Uno schieramento così massiccio di uomini all’estero ha ripercussioni d’altra parte sull’operatività delle caserme e dei reparti rimasti in Italia, rendendo necessario il ricorso al richiamo di riservisti, agli straordinari, anche all’outsourcing. Sono altri 50 milioni di euro.

Preparare i reparti per le missioni significa fargli svolgere attività molto intense nei mesi precedenti l’invio, il che di fatto raddoppia gli uomini direttamente impegnati per la missione: un costo ulteriore di circa 100 milioni di euro.

L’usura dei mezzi. Le forze armate hanno circa 5000 mezzi di vario genere in Iraq, che costano 9.250.000 euro al mese per funzionare. L’uso in condizioni operative e ambientali estreme comporta una maggiore usura che si può valutare in un maggior costo del 20%. Una spesa aggiuntiva mensile, dunque, di circa 2 milioni di euro, un totale di 60 milioni nei trenta mesi di missione.

Il supporto in Italia, dalla logistica, alle telecomunicazioni, al comando e controllo;: almeno altri 500 uomini impegnati, con mezzi e materiali. Altri 30 milioni di euro complessivi da calcolare. Ne deriva che il costo totale dei due anni e mezzo della missione Antica Babilonia è quindi di 1 miliardo e 772 milioni di euro.

Ma il prezzo di gran lunga maggiore pagato è quello umano. Sono sinora caduti 32 militari e civili, morti per atti ostili o per cause accidentali, sempre comunque troppi. Per non parlare delle vittime altrui, prime tra tutte quelle irachene, per lo più civili uccisi dai bombardamenti americani prima, e poi durante le loro normali attività operative.

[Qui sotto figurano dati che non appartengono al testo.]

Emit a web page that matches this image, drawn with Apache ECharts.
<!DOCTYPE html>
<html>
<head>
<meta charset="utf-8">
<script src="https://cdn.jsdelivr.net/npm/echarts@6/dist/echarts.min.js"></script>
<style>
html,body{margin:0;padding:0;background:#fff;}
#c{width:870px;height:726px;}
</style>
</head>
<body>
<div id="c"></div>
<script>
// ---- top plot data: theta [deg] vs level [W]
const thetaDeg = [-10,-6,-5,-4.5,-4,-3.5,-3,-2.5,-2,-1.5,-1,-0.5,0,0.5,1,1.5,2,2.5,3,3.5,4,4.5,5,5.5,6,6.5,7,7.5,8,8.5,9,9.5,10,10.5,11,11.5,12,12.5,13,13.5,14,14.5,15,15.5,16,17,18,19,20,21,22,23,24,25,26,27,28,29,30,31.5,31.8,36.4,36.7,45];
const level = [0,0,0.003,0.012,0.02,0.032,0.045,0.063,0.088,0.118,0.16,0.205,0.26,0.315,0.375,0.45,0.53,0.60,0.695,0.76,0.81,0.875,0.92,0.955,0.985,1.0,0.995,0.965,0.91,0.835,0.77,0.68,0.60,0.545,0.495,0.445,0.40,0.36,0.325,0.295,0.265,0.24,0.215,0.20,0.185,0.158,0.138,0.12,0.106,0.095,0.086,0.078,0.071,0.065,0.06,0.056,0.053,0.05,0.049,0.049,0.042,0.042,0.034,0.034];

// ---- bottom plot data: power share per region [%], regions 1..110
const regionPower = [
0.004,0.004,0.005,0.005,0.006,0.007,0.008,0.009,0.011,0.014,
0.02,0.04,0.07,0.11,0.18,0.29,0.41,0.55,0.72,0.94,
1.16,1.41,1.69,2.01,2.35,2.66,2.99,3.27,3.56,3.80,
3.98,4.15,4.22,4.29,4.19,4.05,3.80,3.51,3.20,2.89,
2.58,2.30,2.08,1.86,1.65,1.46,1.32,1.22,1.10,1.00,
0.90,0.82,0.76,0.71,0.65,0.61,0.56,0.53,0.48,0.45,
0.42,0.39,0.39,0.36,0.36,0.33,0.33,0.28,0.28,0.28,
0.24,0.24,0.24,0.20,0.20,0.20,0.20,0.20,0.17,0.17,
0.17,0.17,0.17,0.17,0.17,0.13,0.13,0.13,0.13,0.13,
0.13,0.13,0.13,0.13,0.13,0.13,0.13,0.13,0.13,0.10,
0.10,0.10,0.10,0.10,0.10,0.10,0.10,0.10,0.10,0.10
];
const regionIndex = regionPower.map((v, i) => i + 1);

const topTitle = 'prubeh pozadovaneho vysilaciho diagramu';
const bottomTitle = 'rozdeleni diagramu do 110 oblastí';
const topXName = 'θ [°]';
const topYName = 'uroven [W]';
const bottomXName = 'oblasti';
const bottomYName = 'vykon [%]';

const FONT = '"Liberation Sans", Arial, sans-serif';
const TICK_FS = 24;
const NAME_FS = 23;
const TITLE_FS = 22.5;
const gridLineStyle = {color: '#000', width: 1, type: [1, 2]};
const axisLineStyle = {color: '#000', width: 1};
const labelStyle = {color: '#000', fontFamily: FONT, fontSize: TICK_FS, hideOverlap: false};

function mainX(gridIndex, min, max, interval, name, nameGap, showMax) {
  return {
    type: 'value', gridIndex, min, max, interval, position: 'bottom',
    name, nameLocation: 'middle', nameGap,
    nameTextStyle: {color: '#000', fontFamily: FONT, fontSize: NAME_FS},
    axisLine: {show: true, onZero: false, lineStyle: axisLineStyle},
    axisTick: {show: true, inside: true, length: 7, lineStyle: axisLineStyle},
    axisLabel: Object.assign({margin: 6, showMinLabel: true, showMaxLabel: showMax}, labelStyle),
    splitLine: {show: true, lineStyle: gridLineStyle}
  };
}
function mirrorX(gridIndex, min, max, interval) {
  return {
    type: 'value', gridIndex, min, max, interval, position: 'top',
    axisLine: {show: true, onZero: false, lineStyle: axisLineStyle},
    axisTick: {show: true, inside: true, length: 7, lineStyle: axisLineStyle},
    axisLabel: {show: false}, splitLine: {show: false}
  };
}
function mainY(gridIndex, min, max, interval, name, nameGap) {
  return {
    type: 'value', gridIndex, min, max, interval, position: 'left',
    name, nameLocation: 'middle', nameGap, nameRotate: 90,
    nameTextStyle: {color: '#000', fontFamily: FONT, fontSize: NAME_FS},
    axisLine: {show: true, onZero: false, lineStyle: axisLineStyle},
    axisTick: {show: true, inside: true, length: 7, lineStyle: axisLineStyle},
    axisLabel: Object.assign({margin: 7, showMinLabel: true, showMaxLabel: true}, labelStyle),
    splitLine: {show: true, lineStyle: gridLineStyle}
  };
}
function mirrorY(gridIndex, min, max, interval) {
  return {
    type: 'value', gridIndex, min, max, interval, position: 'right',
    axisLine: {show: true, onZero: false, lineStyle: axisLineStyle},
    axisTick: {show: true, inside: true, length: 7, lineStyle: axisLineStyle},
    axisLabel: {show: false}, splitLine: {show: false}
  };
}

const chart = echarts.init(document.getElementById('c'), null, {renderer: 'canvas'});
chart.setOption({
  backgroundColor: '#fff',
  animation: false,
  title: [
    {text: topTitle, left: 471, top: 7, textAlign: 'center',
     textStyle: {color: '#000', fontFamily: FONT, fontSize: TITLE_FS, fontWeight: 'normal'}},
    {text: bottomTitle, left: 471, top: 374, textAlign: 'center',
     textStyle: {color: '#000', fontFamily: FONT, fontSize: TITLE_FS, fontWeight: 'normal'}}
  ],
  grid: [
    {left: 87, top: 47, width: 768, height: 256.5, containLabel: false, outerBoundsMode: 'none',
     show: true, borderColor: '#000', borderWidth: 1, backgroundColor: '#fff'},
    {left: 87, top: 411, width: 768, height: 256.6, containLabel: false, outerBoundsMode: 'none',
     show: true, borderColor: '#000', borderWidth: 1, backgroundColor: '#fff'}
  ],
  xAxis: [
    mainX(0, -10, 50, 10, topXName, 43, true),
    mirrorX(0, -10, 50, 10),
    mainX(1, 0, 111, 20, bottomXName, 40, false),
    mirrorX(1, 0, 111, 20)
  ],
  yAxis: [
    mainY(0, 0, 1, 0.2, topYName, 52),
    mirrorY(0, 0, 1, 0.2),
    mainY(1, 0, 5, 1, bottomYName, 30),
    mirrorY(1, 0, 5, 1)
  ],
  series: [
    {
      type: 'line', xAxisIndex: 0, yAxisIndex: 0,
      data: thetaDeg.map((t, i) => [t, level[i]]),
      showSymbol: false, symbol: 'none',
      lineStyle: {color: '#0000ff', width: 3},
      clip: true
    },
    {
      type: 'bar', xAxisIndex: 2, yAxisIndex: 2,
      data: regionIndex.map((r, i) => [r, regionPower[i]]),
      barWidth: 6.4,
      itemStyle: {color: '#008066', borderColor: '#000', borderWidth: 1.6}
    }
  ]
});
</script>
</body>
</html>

E ancora le vittime della guerra civile irachena, le circa 7.000 persone uccise dai quasi 1.000 kamikaze. Un bagno di sangue inutile e crudele che da più di due anni quotidianamente si svolge nel devastato scenario iracheno che - secondo i calcoli più recenti - raggiunge il numero di 25.000 vittime irachene. A questi vanno aggiunti i morti delle truppe occupanti: 1759 americani, 92 inglesi, 16 ucraini, 14 polacchi, 19 spagnoli, e 24 di altri paesi.

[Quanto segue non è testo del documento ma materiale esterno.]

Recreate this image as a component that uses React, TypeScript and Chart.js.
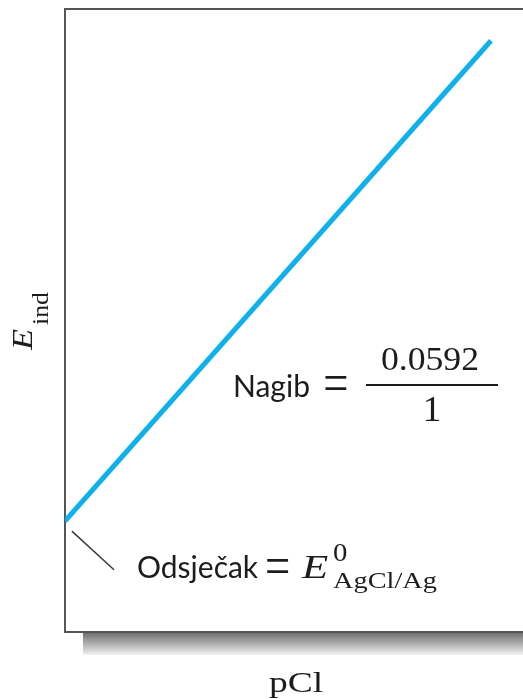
import React, { useEffect, useRef } from "react";
import { Chart, registerables } from "chart.js";

Chart.register(...registerables);

// ---- data (axis units: pCl on x, E_ind on y, both 0..10 arbitrary units) ----
const pClValues = [0, 9.3];
const eIndValues = [1.78, 9.49];
const leaderX = [0.15, 1.07];
const leaderY = [1.62, 1.0];

const xTitle = "pCl";
const yTitleMain = "E";
const yTitleSub = "ind";
const slopeLabel = "Nagib";
const slopeNumerator = "0.0592";
const slopeDenominator = "1";
const interceptLabel = "Odsječak";
const interceptSymbol = "E";
const interceptSup = "0";
const interceptSub = "AgCl/Ag";

// ---- annotation anchors in data units ----
const anchors = {
  slopeLabel: [3.668, 3.772],
  slopeEq: [5.917, 3.965],
  fracBar: [6.572, 9.454, 3.965],
  numerator: [7.969, 4.205],
  denominator: [8.013, 3.387],
  interceptLabel: [1.572, 0.867],
  interceptEq: [4.64, 1.027],
  interceptE: [5.175, 0.867],
  interceptSup: [5.852, 1.14],
  interceptSub: [5.852, 0.706],
  xTitle: [5.044, -0.963],
  yTitle: [-0.721, 4.992],
};

const SANS = "Lato, 'Open Sans', sans-serif";
const SERIF = "'Liberation Serif', 'Times New Roman', serif";
const TEXT = "#1c1c1c";

function drawText(
  ctx: CanvasRenderingContext2D,
  s: string,
  x: number,
  y: number,
  font: string,
  align: CanvasTextAlign,
  sx = 1
) {
  ctx.save();
  ctx.font = font;
  ctx.fillStyle = TEXT;
  ctx.textAlign = align;
  ctx.textBaseline = "alphabetic";
  ctx.translate(x, y);
  ctx.scale(sx, 1);
  ctx.fillText(s, 0, 0);
  ctx.restore();
}

const framePlugin = {
  id: "frame",
  beforeDatasetsDraw(chart: any) {
    const { ctx, chartArea: a } = chart;
    ctx.save();
    const g = ctx.createLinearGradient(0, a.bottom + 1, 0, a.bottom + 23);
    g.addColorStop(0, "#727272");
    g.addColorStop(0.6, "#bdbdbd");
    g.addColorStop(1, "#f2f2f2");
    ctx.fillStyle = g;
    ctx.fillRect(a.left + 18, a.bottom + 1, a.right - a.left, 22);
    ctx.strokeStyle = "#555555";
    ctx.lineWidth = 2;
    ctx.beginPath();
    ctx.moveTo(a.right + 5, a.top);
    ctx.lineTo(a.left, a.top);
    ctx.lineTo(a.left, a.bottom);
    ctx.lineTo(a.right + 5, a.bottom);
    ctx.stroke();
    ctx.restore();
  },
  afterDatasetsDraw(chart: any) {
    const { ctx } = chart;
    const X = (v: number) => chart.scales.x.getPixelForValue(v);
    const Y = (v: number) => chart.scales.y.getPixelForValue(v);
    const P = (k: keyof typeof anchors) => [X(anchors[k][0]), Y(anchors[k][1])];

    // slope annotation
    let [x, y] = P("slopeLabel");
    drawText(ctx, slopeLabel, x, y, `30px ${SANS}`, "left", 1.0);
    [x, y] = P("slopeEq");
    drawText(ctx, "=", x, y + 17, `56px ${SERIF}`, "center", 0.8);
    const fb = anchors.fracBar;
    ctx.save();
    ctx.strokeStyle = TEXT;
    ctx.lineWidth = 1.8;
    ctx.beginPath();
    ctx.moveTo(X(fb[0]), Y(fb[2]));
    ctx.lineTo(X(fb[1]), Y(fb[2]));
    ctx.stroke();
    ctx.restore();
    [x, y] = P("numerator");
    drawText(ctx, slopeNumerator, x, y, `34px ${SERIF}`, "center", 1.05);
    [x, y] = P("denominator");
    drawText(ctx, slopeDenominator, x, y, `36px ${SERIF}`, "center", 1.05);

    // intercept annotation
    [x, y] = P("interceptLabel");
    drawText(ctx, interceptLabel, x, y, `30px ${SANS}`, "left", 1.0);
    [x, y] = P("interceptEq");
    drawText(ctx, "=", x, y + 17, `56px ${SERIF}`, "center", 0.8);
    [x, y] = P("interceptE");
    drawText(ctx, interceptSymbol, x, y, `italic 33px ${SERIF}`, "left", 1.3);
    [x, y] = P("interceptSup");
    drawText(ctx, interceptSup, x, y, `25px ${SERIF}`, "left", 1.15);
    [x, y] = P("interceptSub");
    drawText(ctx, interceptSub, x, y, `24px ${SERIF}`, "left", 1.18);

    // axis titles
    [x, y] = P("xTitle");
    drawText(ctx, xTitle, x, y, `30px ${SERIF}`, "center", 1.25);

    [x, y] = P("yTitle");
    ctx.save();
    ctx.translate(x, y);
    ctx.rotate(-Math.PI / 2);
    drawText(ctx, yTitleMain, -29, 0, `italic 30px ${SERIF}`, "left", 1.15);
    drawText(ctx, yTitleSub, -4, 16, `23px ${SERIF}`, "left", 1.12);
    ctx.restore();
  },
};

export default function App() {
  const ref = useRef<HTMLCanvasElement | null>(null);
  useEffect(() => {
    if (!ref.current) return;
    const chart = new Chart(ref.current, {
      type: "scatter",
      data: {
        datasets: [
          {
            label: "E_ind",
            data: pClValues.map((v, i) => ({ x: v, y: eIndValues[i] })),
            showLine: true,
            borderColor: "#10b0ea",
            borderWidth: 5,
            borderCapStyle: "butt",
            pointRadius: 0,
            tension: 0,
          },
          {
            label: "leader",
            data: leaderX.map((v, i) => ({ x: v, y: leaderY[i] })),
            showLine: true,
            borderColor: "#3a3a3a",
            borderWidth: 1.5,
            pointRadius: 0,
            tension: 0,
          },
        ],
      },
      options: {
        animation: false,
        responsive: false,
        maintainAspectRatio: false,
        layout: { padding: { left: 65, top: 9, right: 0, bottom: 67 } },
        plugins: {
          legend: { display: false },
          tooltip: { enabled: false },
          title: { display: false },
        },
        scales: {
          x: { type: "linear", min: 0, max: 10, display: false },
          y: { type: "linear", min: 0, max: 10, display: false },
        },
      },
      plugins: [framePlugin],
    });
    return () => chart.destroy();
  }, []);
  return (
    <div style={{ position: "fixed", left: 0, top: 0, width: 523, height: 699, background: "#fff" }}>
      <canvas ref={ref} width={523} height={699} style={{ display: "block" }} />
    </div>
  );
}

Nel prezzo pagato per l’occupazione irachena c’è dell’altro: le violazioni sistematiche dei diritti umani, le perquisizioni illegali, la distruzione di intere città: Ramadi, Samarra, Tall-Afar, Falluja. Quest’ultima ha visto ben 36.000 abitazioni danneggiate di cui 2.000 bruciate, 3.100 rase al suolo, 2.000 fabbriche e piccole aziende distrutte, devastate anche moschee, ospedali, scuole. In attesa di risarcimenti, 31 mila abitanti di Falluja vivono accampati fuori dalla città. Sono numeri e fatti che restituiscono l’orrore di una guerra illegittima e insensata. E quale è stato il “ricavo” per l’equilibrio mondiale, quale il vantaggio per il nostro paese? Il mondo è più sicuro da quando si è sollevato il coperchio del vaso di Pandora iracheno?

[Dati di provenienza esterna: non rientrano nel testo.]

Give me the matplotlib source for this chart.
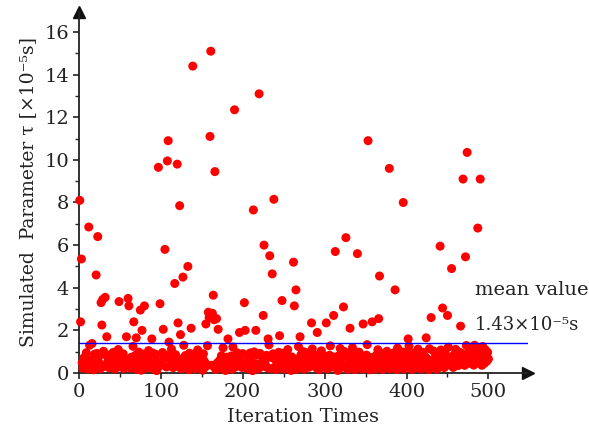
import matplotlib
matplotlib.use("Agg")
import matplotlib.pyplot as plt
import numpy as np

plt.rcParams['font.family'] = ['DejaVu Serif']

# ---- data ----
iterations = list(range(1, 501))

tau_base = [
    0.35,0.82,1.15,0.48,0.22,0.71,0.55,0.30,0.95,0.62,0.18,0.78,1.30,0.33,0.52,1.38,0.66,0.15,0.88,0.41,
    0.58,0.92,0.27,0.75,0.45,0.20,0.68,0.39,0.60,1.02,0.31,0.57,0.84,0.12,0.50,0.73,0.24,0.86,0.43,0.63,
    0.29,0.97,0.47,0.19,0.69,0.80,0.37,1.10,0.14,0.61,0.28,0.77,0.49,0.90,0.21,0.66,0.40,0.85,0.56,0.32,
    0.93,0.46,0.23,0.74,0.38,1.25,0.59,0.26,0.83,0.44,0.17,0.64,0.98,0.36,0.54,0.13,0.79,0.30,0.89,0.51,
    0.67,0.22,0.81,0.42,1.05,0.58,0.27,0.72,0.48,0.94,0.19,0.65,0.37,0.87,0.11,0.55,1.20,0.31,0.76,0.46,
    0.39,0.96,0.21,0.68,0.50,0.84,0.28,0.57,0.91,0.18,0.73,0.41,1.12,0.47,0.25,0.63,0.12,0.86,0.53,0.35,
    0.77,0.29,0.99,0.45,0.20,0.66,1.35,0.38,0.58,0.82,0.26,0.49,0.74,0.16,0.93,0.55,0.34,0.62,0.24,0.88,
    0.44,0.19,0.71,0.52,1.08,0.30,0.64,0.37,0.83,0.47,0.13,0.90,0.56,0.27,0.75,0.40,1.28,0.21,0.67,0.45,
    0.85,0.36,0.58,0.97,0.26,0.69,0.17,0.78,0.48,0.92,0.33,0.60,0.22,0.81,0.29,1.18,0.65,0.43,0.12,0.74,
    0.54,0.89,0.25,0.66,0.39,0.80,0.18,1.22,0.47,0.73,0.28,0.56,0.95,0.35,0.63,0.16,0.84,0.44,0.26,0.91,
    0.37,0.64,1.14,0.27,0.55,0.20,0.82,0.46,0.94,0.38,0.72,0.11,0.58,0.99,0.29,0.67,0.43,0.85,0.19,0.53,
    0.92,0.28,0.47,0.76,0.18,1.16,0.57,0.36,0.83,0.25,0.65,1.32,0.44,0.20,0.73,0.34,0.90,0.52,0.27,0.62,
    0.16,0.86,0.45,0.97,0.35,0.68,0.24,0.77,0.54,0.93,0.19,0.48,0.81,0.37,1.10,0.26,0.64,0.42,0.12,0.75,
    0.55,0.28,0.91,0.44,0.74,0.17,0.63,1.24,0.36,0.57,0.85,0.25,0.46,1.00,0.18,0.72,0.39,0.66,0.95,0.45,
    0.27,0.77,0.43,0.20,1.13,0.56,0.34,0.84,0.61,0.24,0.92,0.48,0.16,0.73,0.54,1.04,0.37,0.29,0.82,0.64,
    0.46,0.94,0.19,0.65,0.38,0.83,1.27,0.27,0.55,0.76,0.18,0.47,0.90,0.35,0.66,0.12,0.80,0.53,1.15,0.26,
    0.74,0.36,0.57,1.01,0.28,0.45,0.86,0.17,0.64,0.93,0.39,0.55,0.24,1.19,0.72,0.44,0.16,0.82,0.35,0.63,
    0.26,0.98,0.56,0.37,0.75,0.19,0.91,0.46,0.67,0.27,0.84,1.33,0.38,0.58,0.15,0.73,0.47,0.95,0.28,0.64,
    0.54,0.18,0.83,0.44,1.09,0.26,0.65,0.36,0.92,0.55,0.17,0.76,0.45,0.87,0.25,1.02,0.63,0.37,0.56,0.20,
    0.86,0.46,0.27,0.94,0.66,0.35,0.74,0.16,1.17,0.55,0.28,0.83,0.44,0.64,0.99,0.36,0.18,0.77,0.53,0.92,
    0.37,0.65,1.26,0.26,0.54,0.85,0.17,0.46,0.93,0.74,0.36,0.57,0.25,1.12,0.66,0.44,0.82,0.19,0.55,0.97,
    0.45,0.26,0.75,0.91,0.35,0.64,0.16,1.14,0.56,0.83,0.27,0.46,1.03,0.37,0.73,0.54,0.18,0.94,0.63,0.28,
    0.76,1.08,0.36,0.55,0.84,0.25,0.95,0.45,0.65,0.17,1.21,0.56,0.37,0.74,0.98,0.46,0.26,0.85,0.64,1.11,
    0.55,0.86,0.35,0.99,0.66,0.27,0.93,0.46,1.16,0.75,0.36,0.57,1.29,0.28,0.84,0.63,1.04,0.45,0.76,0.54,
    0.92,0.37,0.65,1.13,0.46,0.83,0.27,1.01,0.56,0.74,0.95,0.36,1.24,0.64,0.45,1.10,0.82,0.55,0.97,0.66,
]

outlier_iter = [1, 2, 3, 12, 21, 23, 27, 28, 29, 32, 34, 49, 58, 60, 61, 67, 70, 75, 77, 80,
                89, 97, 99, 103, 105, 108, 109, 110, 117, 120, 121, 123, 124, 127, 128, 133,
                137, 139, 155, 158, 159, 160, 161, 163, 164, 165, 166, 168, 170, 182, 190,
                196, 202, 203, 213, 216, 220, 225, 226, 231, 233, 236, 238, 245, 248, 262,
                263, 265, 270, 284, 291, 302, 311, 313, 323, 326, 331, 340, 347, 353, 358,
                366, 367, 379, 386, 396, 402, 424, 430, 441, 444, 450, 455, 466, 469, 472,
                474, 483, 487, 490]
outlier_tau = [8.1, 2.4, 5.35, 6.85, 4.6, 6.4, 3.3, 2.25, 3.45, 3.55, 1.7, 3.35, 1.7, 3.5, 3.15,
               2.4, 1.65, 2.95, 2.0, 3.15, 1.6, 9.65, 3.25, 2.05, 5.8, 9.95, 10.9, 1.45, 4.2,
               9.8, 2.35, 7.85, 1.8, 4.5, 1.3, 5.0, 2.1, 14.4, 2.3, 2.85, 2.6, 11.1, 15.1, 2.8,
               3.65, 2.5, 9.45, 2.55, 2.05, 1.6, 12.35, 1.9, 3.3, 2.0, 7.65, 2.0, 13.1, 2.7,
               6.0, 1.6, 5.5, 4.65, 8.15, 1.75, 3.4, 5.2, 3.15, 3.9, 1.7, 2.35, 1.9, 2.35, 2.7,
               5.7, 3.1, 6.35, 2.1, 5.6, 2.3, 10.9, 2.4, 2.55, 4.55, 9.6, 3.9, 8.0, 1.6, 1.65,
               2.6, 5.95, 3.05, 2.7, 4.9, 2.2, 9.1, 5.45, 10.35, 1.3, 6.8, 9.1]

mean_value = 1.43
x_ticks = [0, 100, 200, 300, 400, 500]
y_ticks = [0, 2, 4, 6, 8, 10, 12, 14, 16]

tau = list(tau_base)
for it, v in zip(outlier_iter, outlier_tau):
    tau[it - 1] = v

# ---- figure ----
fig = plt.figure(figsize=(5.89, 4.34), dpi=100)
ax = fig.add_axes([0.134, 0.1406, 0.762, 0.8318])

ax.scatter(iterations, tau, s=42, color='#ff0000', edgecolors='none', zorder=3, clip_on=False)
ax.plot([0, 548], [mean_value, mean_value], color='#0000ff', lw=1.0, zorder=4)

ax.set_xlim(0, 548)
ax.set_ylim(0, 16.94)
ax.spines['top'].set_visible(False)
ax.spines['right'].set_visible(False)
for sp in ('left', 'bottom'):
    ax.spines[sp].set_linewidth(1.3)
    ax.spines[sp].set_color('#222222')

ax.set_xticks(x_ticks)
ax.set_yticks(y_ticks)
ax.set_xticks(np.arange(50, 501, 100), minor=True)
ax.set_yticks(np.arange(1, 16, 2), minor=True)
ax.tick_params(axis='both', which='major', direction='out', length=4, width=1.2,
               labelsize=14, colors='#222222', labelcolor='#222222', pad=3)
ax.tick_params(axis='both', which='minor', direction='out', length=3, width=1.0, colors='#222222')

# arrows
ax.plot(1, 0, '>', color='#111111', markersize=8, transform=ax.get_yaxis_transform(), clip_on=False)
ax.plot(0, 1, '^', color='#111111', markersize=8, transform=ax.get_xaxis_transform(), clip_on=False)

ax.set_xlabel('Iteration Times', fontsize=14, color='#222222', labelpad=5)
ax.set_ylabel('Simulated  Parameter τ [×10⁻⁵s]', fontsize=13.5, color='#222222', labelpad=5)

ax.text(483, 3.9, 'mean value', fontsize=14, color='#222222', va='center', ha='left')
ax.text(483, 2.25, '1.43×10⁻⁵s', fontsize=13, color='#222222', va='center', ha='left')

fig.savefig('out.png', dpi=100)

Il ministro Martino sul quotidiano “La Stampa” per giustificare la permanenza del nostro contingente in Iraq afferma: «Abbiamo un ruolo positivo e lo dimostra il fatto che a Nassyria la partecipazione al voto è stata alta». Peccato che - secondo quanto ci ha detto nel briefing il generale della Folgore Costantino durante una recente visita di parlamentari a Nassiriya - manchi un’anagrafe e non si sappia nemmeno il numero degli abitanti della provincia di Dhi Qar! Il che la dice lunga sulla regolarità di un voto, che per l’Iraq nel suo complesso è stato comunque positivo per la partecipazione anche se boicottato dalla componente sunnita. Ma la situazione - lo abbiamo sotto gli occhi tutti i giorni - è molto lontana dalla normalizzazione e la nostra missione “umanitaria di stabilizzazione e di ricostruzione in Iraq” è abbastanza opaca.

In un contesto di instabilità, il lavoro che il nostro contingente (preparato, capace, composto da “belle persone”) riesce a svolgere consiste, in base alla scala da 0 a 100 fornitaci nel briefing, di 70 per l’attività di sorveglianza sul territorio, di 45 per le scorte, di 35 sorveglianza ai presidi fissi e di 30 per le attività umanitarie. Queste si svolgono quando le condizioni di sicurezza lo permettono. Consistono in un ambulatorio da campo per visite “veloci” che viene portato nei villaggi - l’ospedale attrezzato che svolge un ottimo lavoro è invece nel presidio di Camp Mittica - e nella distribuzione di generi alimentari di prima necessità. Quando abbiamo chiesto ai militari che ci accompagnavano con quale criterio venivano scelti i villaggi in cui andare per la distribuzione, non ci hanno saputo rispondere: secondo il bisogno? Il grado di povertà? O secondo le richieste degli sceicchi locali e delle nuove autorità provinciali recentemente elette e accusate di corruzione dai primi? In questo caso si tratterebbe di una forma morbida di “clientela” per prevenire possibili ostilità, nello stile Usa di «conquistare le menti e i cuori» inventato senza esito da Robert Mcnamara nei confronti della popolazione vietnamita: versione moderna delle perline e degli specchietti distribuiti dai conquistadores col crocifisso in mano nell’America Latina del XVI° secolo. Comunque la si veda, il contesto odierno è lontano dalla stabilizzazione. Certo, si stanno addestrando le nuove forze armate e le forze di polizia, oggi sono riaperti i reclutamenti per chi apparteneva alla polizia baathista che era stata disciolta due anni fa: disfare e rifare. È questo il leit-motiv stile gambero della ricostruzione degli occupanti. Non ne può uscire nulla di buono. Perchè non fare quello che da tempo si propone: la pacificazione con i resistenti non terroristi, in una conferenza che non li veda esclusi; un calendario per il ritiro di tutte le truppe che sancisca il diritto del popolo iracheno di autodeterminarsi e di rifiutare l’occupazione (tutti i partiti, nei programmi elettorali delle scorse elezioni, prevedevano il ritiro degli occupanti); l’assegnazione alle Nazioni Unite di un ruolo effettivo, unica garanzia per una reale stabilizzazione e pacificazione.